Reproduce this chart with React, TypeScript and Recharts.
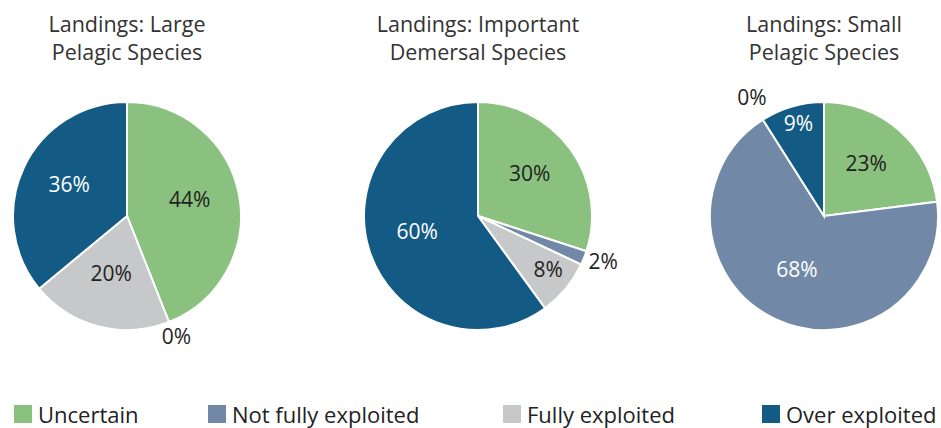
import React from 'react';
import { PieChart, Pie, Cell, Legend } from 'recharts';

const categories = ['Uncertain', 'Not fully exploited', 'Fully exploited', 'Over exploited'];
const colors = ['#8bc17e', '#7189a7', '#c7c8ca', '#135b84'];
const textColors = ['#222222', '#ffffff', '#222222', '#ffffff'];

const largePelagic = [44, 0, 20, 36];
const demersal = [30, 2, 8, 60];
const smallPelagic = [23, 68, 0, 9];

const titles = [
  ['Landings: Large', 'Pelagic Species'],
  ['Landings: Important', 'Demersal Species'],
  ['Landings: Small', 'Pelagic Species'],
];

const toRows = (values: number[]) => categories.map((name, i) => ({ name, value: values[i], idx: i }));

const pies = [toRows(largePelagic), toRows(demersal), toRows(smallPelagic)];
const centers = [127, 478, 824];

const RAD = Math.PI / 180;
const FONT = '"Open Sans", Lato, sans-serif';

const renderLabel = (props: any) => {
  const { cx, cy, midAngle, outerRadius, value, payload } = props;
  const idx = payload?.idx ?? 0;
  let f = 0.56;
  if (value < 3) f = 1.18;
  else if (value < 10) f = 0.8;
  const r = outerRadius * f;
  const x = cx + r * Math.cos(-midAngle * RAD);
  const y = cy + r * Math.sin(-midAngle * RAD) - 5;
  const fill = value < 3 ? '#222222' : textColors[idx];
  return (
    <text x={x} y={y} fill={fill} fontSize={21} fontFamily={FONT} textAnchor="middle" dominantBaseline="central">
      {`${value}%`}
    </text>
  );
};

const renderLegend = () => (
  <div style={{ position: 'relative', height: 30, fontFamily: FONT, fontSize: 22, color: '#222' }}>
    {categories.map((c, i) => (
      <div key={c} style={{ position: 'absolute', left: [14, 208, 503, 762][i], top: 0, display: 'flex', alignItems: 'center', whiteSpace: 'nowrap' }}>
        <span style={{ display: 'inline-block', width: 18, height: 18, background: colors[i], marginRight: 6 }} />
        <span>{c}</span>
      </div>
    ))}
  </div>
);

export default function App() {
  return (
    <div style={{ position: 'absolute', left: 0, top: 0 }}>
      <PieChart width={941} height={428} margin={{ top: 0, right: 0, bottom: 0, left: 0 }}>
        {titles.map((lines, p) => (
          <text key={`t${p}`} x={centers[p]} y={32} textAnchor="middle" fontFamily={FONT} fontSize={21.5} fill="#333">
            <tspan x={centers[p]} dy={0}>{lines[0]}</tspan>
            <tspan x={centers[p]} dy={28}>{lines[1]}</tspan>
          </text>
        ))}
        {pies.map((rows, p) => (
          <Pie
            key={`p${p}`}
            data={rows}
            dataKey="value"
            nameKey="name"
            cx={centers[p]}
            cy={216}
            outerRadius={114}
            startAngle={90}
            endAngle={-270}
            stroke="#ffffff"
            strokeWidth={2}
            label={renderLabel}
            labelLine={false}
            isAnimationActive={false}
          >
            {rows.map((r) => (
              <Cell key={r.name} fill={colors[r.idx]} />
            ))}
          </Pie>
        ))}
        <Legend content={renderLegend} verticalAlign="bottom" wrapperStyle={{ bottom: -1 }} />
      </PieChart>
    </div>
  );
}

________________

| EXERCISE INSTRUCTIONS |
Everything from the top line of the data down to and including the line with "const textColors = ['#222222', '#ffffff', '#222222', '#ffffff'];" is to be copied, except the pictures.

| SOLUTION FOR THIS PROBLEM |
Reproduce this chart with React, TypeScript and Recharts.
import React from 'react';
import { PieChart, Pie, Cell, Legend } from 'recharts';

const categories = ['Uncertain', 'Not fully exploited', 'Fully exploited', 'Over exploited'];
const colors = ['#8bc17e', '#7189a7', '#c7c8ca', '#135b84'];
const textColors = ['#222222', '#ffffff', '#222222', '#ffffff'];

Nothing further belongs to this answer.